W. W. Kaney received his education in the public schools of Titusville, Pennsylvania, which he left at the age of thirteen years. While this completed his school training, through observation and reading he had accumulated a vast store of worth-while knowledge, so that he is today a well-educated man. In his youth he was ambitious and industrious, anxious to get out among the world's workers, and when only thirteen years of age left home and since that time had made his own way. His first employment was in a barrel factory, where, for long hours, he was paid a wage of 70 cents a day. He held this position until the barrel factory was destroyed by fire, when he entered upon a career in which he had since won prominence and success. His first connection with the oil business was a pumper of wells, for which hard labor he received $15 per month, but as he was only fifteen years old at the time, he considered his earnings good. From that position he rapidly rose to others, and remained in the Pennsylvania fields until 1892, when he went to Europe, and for twenty-two months was in Bohemia and Hungary, where he worked by the month. Returning to America in the fall of 1893, he drilled in Indiana and Ohio, and in January, 1896, took up his residence in Kansas, where his fortune awaited him.
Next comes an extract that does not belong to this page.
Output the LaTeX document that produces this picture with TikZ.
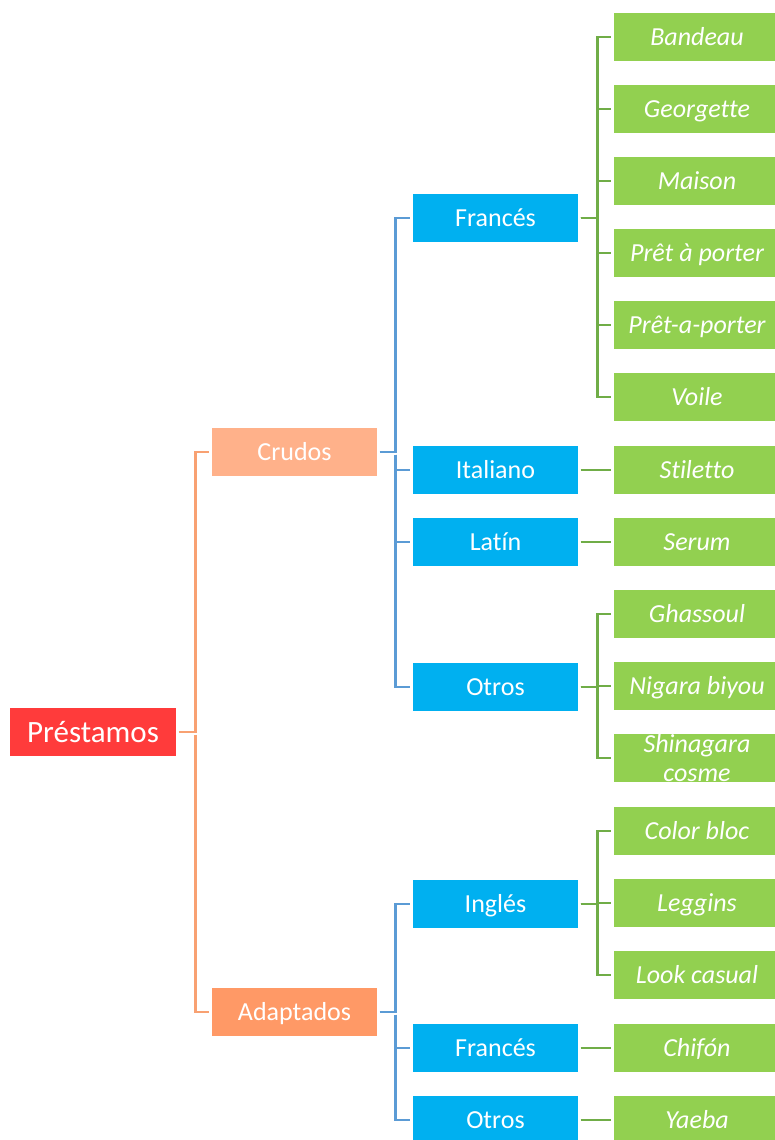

His first location here was with the Kansas Division of the Forest Oil Company, at Neodesha, and he continued with this concern until he began contracting on his own account in 1898, in which year he came to Chanute. Mr. Kaney continued contract drilling until 1912, and since that time had been a producer. He had twenty-seven oil wells producing and eleven gas wells between the Kansas, Missouri & Texas Railroad and the Neosho River, east of Chanute. This lease of over 1,200 acres, all proven, is the nearest field to Chanute of any of the gas and oil producing properties. He had also leases west of Chanute and to the north, in Allen County, and is known as one of the most thoroughly informed oil men in this part of the country. As a business man Mr. Kaney had always been held in high esteem by his associates, by reason of the straightforward manner in which he had conducted his affairs.

Mr. Kaney's present residence at No. 602 West Main Street, is a modern home, and is made interesting and attractive by a fine yard, exceptionally well kept, in which he had a long series of cement tanks, in which he grows lilies and breeds goldfish. Here he had sixteen varieties of pond lilies, both the tender and hardy, the night and day bloomers, a rare and interesting collection that had been viewed with much interest by botanists from all over the country. He also breeds a new species of goldfish, a cross between the Ribbontail and the Japanese Fringe-tail. Here he raises also the Egyptian lotus and the water hyacinth, the latter known as "the million dollar weed" because the United States Government spent in the neighborhood of $1,000,000 in trying to rid the St. John's River of this flower. Mr. Kaney had from 100 to 200 pond lily blossoms per day from May until the frost kills them.

Mr. Kaney is independent in politics and had never cared for public life. He is a life member of Chanute Lodge No. 806, Benevolent and Protective Order of Elks. Mr. Kaney always gives his support to measures calculated to aid the community, and is a friend of education and religious movements.

In 1887, at Perry, New York, Mr. Kaney was married to Miss Jennie L. Hack, daughter of Mr. and Mrs. Adam Hack, the former of whom is a retired tinsmith of Perry, New York, while the latter is deceased. To Mr. and Mrs. Kaney there had been born one daughter: Laura May, a graduate of the Chanute High School and an expert bookkeeper, who resided with her parents.